The Feast Operator implements admission-time validation to prevent misconfigurations. If you specify `replicas > 1` or enable autoscaling while using a file-based persistence layer (SQLite, DuckDB, or local `registry.db`), the operator rejects the CR with a validation error referencing the safety check in [`infra/feast-operator/docs/api/markdown/ref.md`](https://github.com/feast-dev/feast/blob/main/infra/feast-operator/docs/api/markdown/ref.md).

Additionally, the `RollingUpdate` deployment strategy ensures zero-downtime deployments. When updating the registry image or configuration, Kubernetes terminates old pods only after new pods pass health checks, maintaining continuous availability for SDK and UI clients.

## Summary

- **Use a SQL-backed registry** (PostgreSQL/MySQL) to enable concurrent writes and eliminate the single-writer limitation of file-based storage.
- **Deploy multiple replicas** via the Feast Operator's `FeatureStore` CR using either static `replicas` counts or HPA autoscaling for dynamic scaling.
- **Rely on the ClusterIP Service** (`feast-registry`) for transparent load balancing across all registry pods without client reconfiguration.
- **Validate persistence compatibility** before deployment—the operator blocks HA configurations with incompatible file-based backends to prevent data corruption.

## Frequently Asked Questions

### Can I use S3 or GCS for a highly available registry?

Cloud object stores such as **S3** and **GCS** support concurrent readers and can serve as registry storage, but they do not support concurrent atomic writes required for multi-writer HA deployments. For true high availability with multiple registry replicas, you must use a SQL database backend (PostgreSQL, MySQL) that supports transactional consistency and concurrent modifications.

### Why can't I use SQLite or DuckDB for HA deployments?

SQLite and DuckDB implementations rely on file-based storage that requires exclusive locks for writes. When multiple registry pods attempt to modify the metadata simultaneously, these backends cannot reconcile concurrent changes, leading to race conditions and potential data corruption. The Feast Operator explicitly blocks `replicas > 1` configurations when detecting these storage types.

### How does the Feast Operator prevent downtime during updates?

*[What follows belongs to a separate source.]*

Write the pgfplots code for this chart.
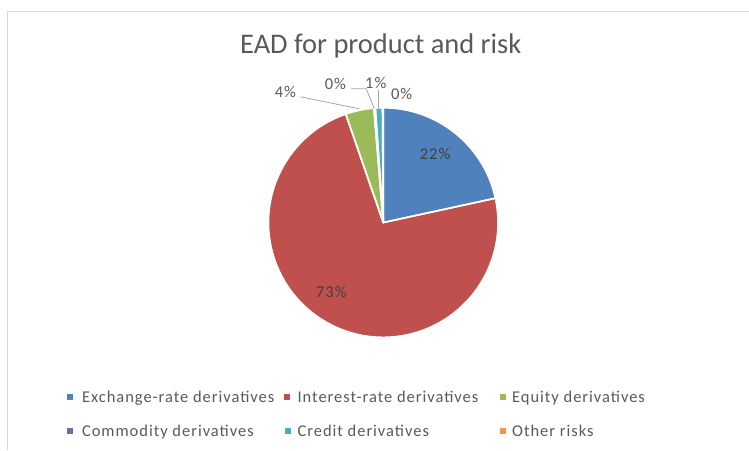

The operator configures the registry Deployment with a `RollingUpdate` strategy that creates new pods before terminating old ones. Health checks ensure new replicas are ready to serve traffic before the controller removes legacy pods. This approach, combined with the ClusterIP Service maintaining active connections, ensures zero-downtime deployments even when updating registry versions or configuration.

### Do clients need to change configuration when scaling registry replicas?

No. Clients—including the Python SDK ([`sdk/python/feast/infra/registry/registry.py`](https://github.com/feast-dev/feast/blob/main/sdk/python/feast/infra/registry/registry.py)), Feast UI, and other services—continue using the same `registry` endpoint defined in [`feature_store.yaml`](https://github.com/feast-dev/feast/blob/main/feature_store.yaml). The Kubernetes Service (`feast-registry.<namespace>.svc`) abstracts the underlying pod topology, automatically routing requests to healthy replicas regardless of the current replica count or autoscaling state.